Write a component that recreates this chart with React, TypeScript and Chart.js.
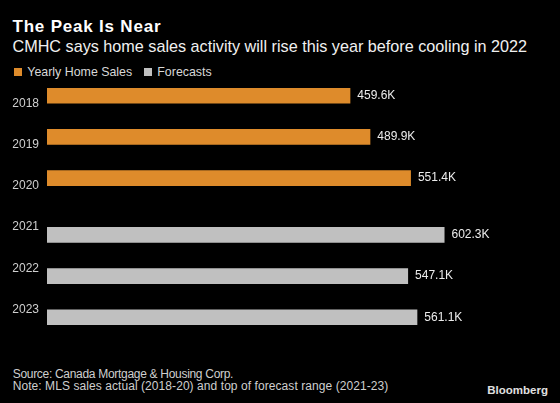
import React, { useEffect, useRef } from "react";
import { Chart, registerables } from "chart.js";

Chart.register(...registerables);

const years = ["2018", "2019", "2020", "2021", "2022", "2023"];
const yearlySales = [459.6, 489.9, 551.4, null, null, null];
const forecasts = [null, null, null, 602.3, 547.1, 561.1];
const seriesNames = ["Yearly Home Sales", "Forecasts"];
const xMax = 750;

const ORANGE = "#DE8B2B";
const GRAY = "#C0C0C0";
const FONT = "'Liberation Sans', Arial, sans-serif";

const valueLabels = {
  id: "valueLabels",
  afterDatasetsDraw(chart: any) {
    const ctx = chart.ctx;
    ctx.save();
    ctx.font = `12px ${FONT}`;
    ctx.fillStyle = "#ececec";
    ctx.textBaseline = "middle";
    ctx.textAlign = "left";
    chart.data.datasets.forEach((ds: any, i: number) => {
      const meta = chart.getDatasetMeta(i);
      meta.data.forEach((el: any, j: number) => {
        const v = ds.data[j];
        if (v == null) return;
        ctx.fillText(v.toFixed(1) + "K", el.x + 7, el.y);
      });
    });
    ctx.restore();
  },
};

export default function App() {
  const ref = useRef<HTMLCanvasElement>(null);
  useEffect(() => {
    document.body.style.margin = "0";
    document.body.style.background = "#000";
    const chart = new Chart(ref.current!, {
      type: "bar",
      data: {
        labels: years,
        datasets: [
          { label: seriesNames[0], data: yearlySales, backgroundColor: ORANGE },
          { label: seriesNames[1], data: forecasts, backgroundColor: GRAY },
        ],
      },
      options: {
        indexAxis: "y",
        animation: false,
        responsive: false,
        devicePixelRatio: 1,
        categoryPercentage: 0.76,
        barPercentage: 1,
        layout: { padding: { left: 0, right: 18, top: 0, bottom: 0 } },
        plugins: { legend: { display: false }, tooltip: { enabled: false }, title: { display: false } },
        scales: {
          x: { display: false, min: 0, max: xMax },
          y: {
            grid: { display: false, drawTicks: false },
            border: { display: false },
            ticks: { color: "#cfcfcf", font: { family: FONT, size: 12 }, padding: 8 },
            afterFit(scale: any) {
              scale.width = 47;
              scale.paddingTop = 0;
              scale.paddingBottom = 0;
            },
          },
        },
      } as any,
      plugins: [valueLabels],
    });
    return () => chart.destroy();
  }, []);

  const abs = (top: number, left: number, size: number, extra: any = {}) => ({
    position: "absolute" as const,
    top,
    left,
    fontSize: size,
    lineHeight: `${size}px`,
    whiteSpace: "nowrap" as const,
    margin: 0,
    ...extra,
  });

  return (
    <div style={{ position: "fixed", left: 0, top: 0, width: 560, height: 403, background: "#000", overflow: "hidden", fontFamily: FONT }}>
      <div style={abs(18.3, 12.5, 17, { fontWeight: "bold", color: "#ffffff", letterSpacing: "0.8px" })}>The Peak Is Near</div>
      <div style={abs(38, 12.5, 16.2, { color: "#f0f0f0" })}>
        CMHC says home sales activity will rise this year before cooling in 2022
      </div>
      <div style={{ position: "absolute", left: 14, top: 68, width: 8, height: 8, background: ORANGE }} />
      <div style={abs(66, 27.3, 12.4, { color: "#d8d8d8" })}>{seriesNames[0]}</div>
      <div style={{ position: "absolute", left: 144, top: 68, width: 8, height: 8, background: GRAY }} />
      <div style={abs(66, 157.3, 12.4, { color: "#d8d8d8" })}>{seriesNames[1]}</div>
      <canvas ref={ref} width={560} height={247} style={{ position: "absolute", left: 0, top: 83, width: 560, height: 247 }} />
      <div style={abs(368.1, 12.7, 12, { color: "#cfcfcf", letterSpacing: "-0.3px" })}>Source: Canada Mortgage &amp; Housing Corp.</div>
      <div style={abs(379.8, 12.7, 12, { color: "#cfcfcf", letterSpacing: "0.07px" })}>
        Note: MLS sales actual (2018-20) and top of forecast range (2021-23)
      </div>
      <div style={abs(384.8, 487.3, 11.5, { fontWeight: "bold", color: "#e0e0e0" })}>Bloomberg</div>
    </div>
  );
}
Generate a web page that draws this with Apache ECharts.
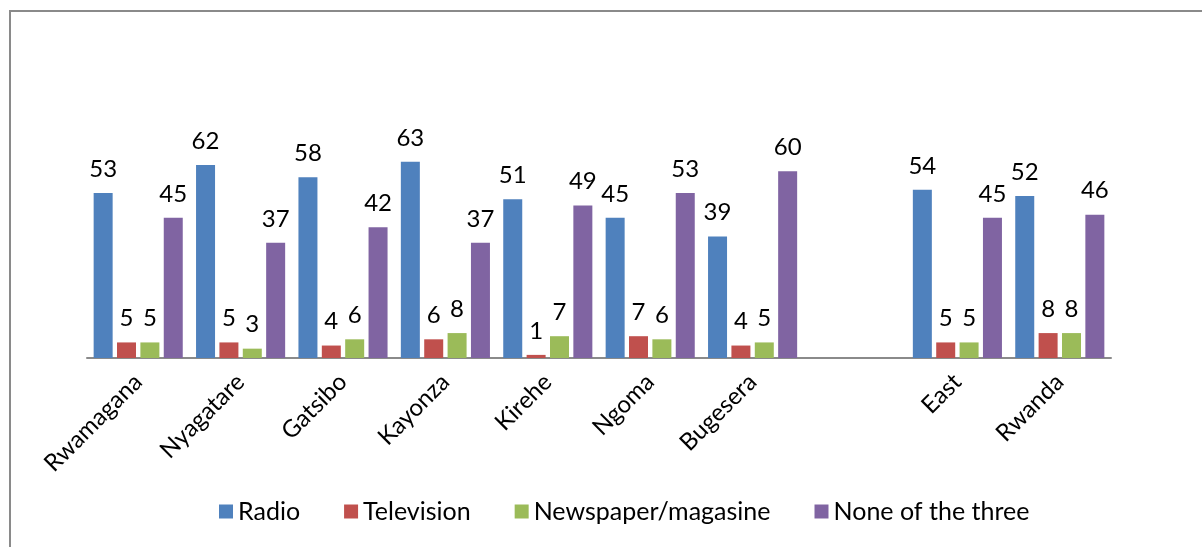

Short exercise =
Reproduce the material above verbatim; omit every picture.

Full response =
Write a component that recreates this chart with React, TypeScript and Chart.js.
import React, { useEffect, useRef } from "react";
import { Chart, registerables } from "chart.js";

Chart.register(...registerables);

const years = ["2018", "2019", "2020", "2021", "2022", "2023"];
const yearlySales = [459.6, 489.9, 551.4, null, null, null];
const forecasts = [null, null, null, 602.3, 547.1, 561.1];
const seriesNames = ["Yearly Home Sales", "Forecasts"];
const xMax = 750;

const ORANGE = "#DE8B2B";
const GRAY = "#C0C0C0";
const FONT = "'Liberation Sans', Arial, sans-serif";

const valueLabels = {
  id: "valueLabels",
  afterDatasetsDraw(chart: any) {
    const ctx = chart.ctx;
    ctx.save();
    ctx.font = `12px ${FONT}`;
    ctx.fillStyle = "#ececec";
    ctx.textBaseline = "middle";
    ctx.textAlign = "left";
    chart.data.datasets.forEach((ds: any, i: number) => {
      const meta = chart.getDatasetMeta(i);
      meta.data.forEach((el: any, j: number) => {
        const v = ds.data[j];
        if (v == null) return;
        ctx.fillText(v.toFixed(1) + "K", el.x + 7, el.y);
      });
    });
    ctx.restore();
  },
};

export default function App() {
  const ref = useRef<HTMLCanvasElement>(null);
  useEffect(() => {
    document.body.style.margin = "0";
    document.body.style.background = "#000";
    const chart = new Chart(ref.current!, {
      type: "bar",
      data: {
        labels: years,
        datasets: [
          { label: seriesNames[0], data: yearlySales, backgroundColor: ORANGE },
          { label: seriesNames[1], data: forecasts, backgroundColor: GRAY },
        ],
      },
      options: {
        indexAxis: "y",
        animation: false,
        responsive: false,
        devicePixelRatio: 1,
        categoryPercentage: 0.76,
        barPercentage: 1,
        layout: { padding: { left: 0, right: 18, top: 0, bottom: 0 } },
        plugins: { legend: { display: false }, tooltip: { enabled: false }, title: { display: false } },
        scales: {
          x: { display: false, min: 0, max: xMax },
          y: {
            grid: { display: false, drawTicks: false },
            border: { display: false },
            ticks: { color: "#cfcfcf", font: { family: FONT, size: 12 }, padding: 8 },
            afterFit(scale: any) {
              scale.width = 47;
              scale.paddingTop = 0;
              scale.paddingBottom = 0;
            },
          },
        },
      } as any,
      plugins: [valueLabels],
    });
    return () => chart.destroy();
  }, []);

  const abs = (top: number, left: number, size: number, extra: any = {}) => ({
    position: "absolute" as const,
    top,
    left,
    fontSize: size,
    lineHeight: `${size}px`,
    whiteSpace: "nowrap" as const,
    margin: 0,
    ...extra,
  });

  return (
    <div style={{ position: "fixed", left: 0, top: 0, width: 560, height: 403, background: "#000", overflow: "hidden", fontFamily: FONT }}>
      <div style={abs(18.3, 12.5, 17, { fontWeight: "bold", color: "#ffffff", letterSpacing: "0.8px" })}>The Peak Is Near</div>
      <div style={abs(38, 12.5, 16.2, { color: "#f0f0f0" })}>
        CMHC says home sales activity will rise this year before cooling in 2022
      </div>
      <div style={{ position: "absolute", left: 14, top: 68, width: 8, height: 8, background: ORANGE }} />
      <div style={abs(66, 27.3, 12.4, { color: "#d8d8d8" })}>{seriesNames[0]}</div>
      <div style={{ position: "absolute", left: 144, top: 68, width: 8, height: 8, background: GRAY }} />
      <div style={abs(66, 157.3, 12.4, { color: "#d8d8d8" })}>{seriesNames[1]}</div>
      <canvas ref={ref} width={560} height={247} style={{ position: "absolute", left: 0, top: 83, width: 560, height: 247 }} />
      <div style={abs(368.1, 12.7, 12, { color: "#cfcfcf", letterSpacing: "-0.3px" })}>Source: Canada Mortgage &amp; Housing Corp.</div>
      <div style={abs(379.8, 12.7, 12, { color: "#cfcfcf", letterSpacing: "0.07px" })}>
        Note: MLS sales actual (2018-20) and top of forecast range (2021-23)
      </div>
      <div style={abs(384.8, 487.3, 11.5, { fontWeight: "bold", color: "#e0e0e0" })}>Bloomberg</div>
    </div>
  );
}
Generate a web page that draws this with Apache ECharts.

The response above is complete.